Vietnam relies heavily on migration, being one of the top countries for remittances year after year. But its migration system works differently than you might expect. Instead of a government-run migration system, the country relies on privatization, meaning citizens need to go through local brokers for migration and employment services.  Portrait of ASU Assistant Professor Andrew Le. ASU Assistant Professor Andrew Le Download Full Image

Researchers have debated the merits of this system, with some saying that brokers provide opportunities for migrants to find success, and others arguing that brokers have an unfair advantage in this system.

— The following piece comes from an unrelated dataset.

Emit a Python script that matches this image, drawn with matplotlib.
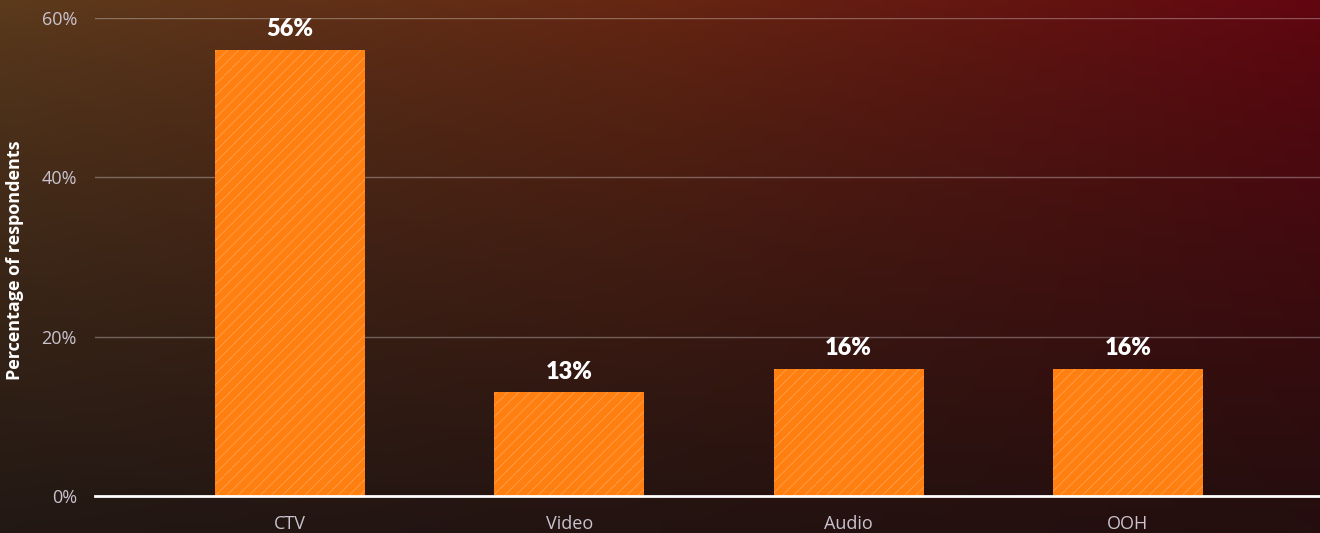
import numpy as np
import matplotlib
matplotlib.use("Agg")
import matplotlib.pyplot as plt

# survey shares by channel
channels = ["CTV", "Video", "Audio", "OOH"]
shares = [56, 13, 16, 16]
y_ticks = [0, 20, 40, 60]
y_tick_labels = ["0%", "20%", "40%", "60%"]

BAR_COLOR = "#ff7f11"
TICK_COLOR = "#c9c3cf"

plt.rcParams["font.family"] = ["Open Sans", "DejaVu Sans"]
plt.rcParams["hatch.linewidth"] = 0.5

fig = plt.figure(figsize=(13.2, 5.33), dpi=100)

# background gradient, blended from corner colours
bg = fig.add_axes([0, 0, 1, 1], zorder=-10)
tl = np.array([92, 58, 28]) / 255
tm = np.array([102, 38, 18]) / 255
tr = np.array([98, 6, 16]) / 255
bl = np.array([34, 24, 20]) / 255
br = np.array([36, 14, 14]) / 255
nx, ny = 200, 80
u = np.linspace(0, 1, nx)[None, :, None]
v = np.linspace(0, 1, ny)[:, None, None]
top = np.where(u < 0.5, tl + (tm - tl) * (u / 0.5), tm + (tr - tm) * ((u - 0.5) / 0.5))
bot = bl + (br - bl) * u
img = top * (1 - v ** 0.8) + bot * (v ** 0.8)
bg.imshow(img, aspect="auto", extent=[0, 1, 0, 1], interpolation="bicubic")
bg.axis("off")

ax = fig.add_axes([95 / 1320, 37 / 533, 1 - 95 / 1320, (496 - 18) / 533])
ax.patch.set_alpha(0)

x = np.arange(len(channels))
bars = ax.bar(x, shares, width=0.537, color=BAR_COLOR, edgecolor=(1, 1, 1, 0.3),
              linewidth=0, hatch="///", zorder=3)

for xi, val in zip(x, shares):
    ax.text(xi, val + 1.2, f"{val}%", ha="center", va="bottom", color="white",
            fontsize=17, fontweight="heavy", family=["Lato", "DejaVu Sans"], zorder=4)

ax.set_xlim(-0.698, 3.688)
ax.set_ylim(0, 60)
ax.set_yticks(y_ticks)
ax.set_yticklabels(y_tick_labels)
ax.set_xticks(x)
ax.set_xticklabels(channels)
ax.tick_params(axis="both", length=0, colors=TICK_COLOR, labelsize=13)
ax.tick_params(axis="y", pad=13)
ax.tick_params(axis="x", pad=14)

ax.grid(axis="y", color="white", alpha=0.3, linewidth=1)
ax.set_axisbelow(True)
for side in ["top", "right", "left"]:
    ax.spines[side].set_visible(False)
ax.spines["bottom"].set_color("white")
ax.spines["bottom"].set_linewidth(2)
ax.spines["bottom"].set_zorder(5)

fig.text(15 / 1320, 1 - 260 / 533, "Percentage of respondents", rotation=90,
         ha="center", va="center", color="white", fontsize=13, fontweight="bold")

fig.savefig("out.png", dpi=100)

Few, however, have personally interviewed migrants and brokers to hear their viewpoints.

Assistant Professor Andrew Le, who teaches sociology courses such as SOC 378: Migration and Society in Arizona State University's T. Denny Sanford School of Social and Family Dynamics, spent 15 months in Vietnam and conducted 224 interviews to hear the stories of migrants and brokers. In his paper, which won the Sociological Forum's 35th anniversary Graduate Student Paper Competition, Le describes how migrants use “broker wisdom” to navigate Vietnam’s privatized system. 

What is broker wisdom?

Put simply, broker wisdom is a form of migratory street smarts. According to Le’s research, migrants have developed characteristics that help them regain a sense of control in an environment where they lack the advantage.

These characteristics involve assertive and, in some cases, aggressive behaviors meant to help migrants stand out and show grit. In one case, Le was present for a lunch meeting in which a migrant questioned a broker relentlessly, asking when he could work abroad. The migrant later explained, “I must make (brokers) aware that I am a veteran soldier. ... I cannot be tricked.”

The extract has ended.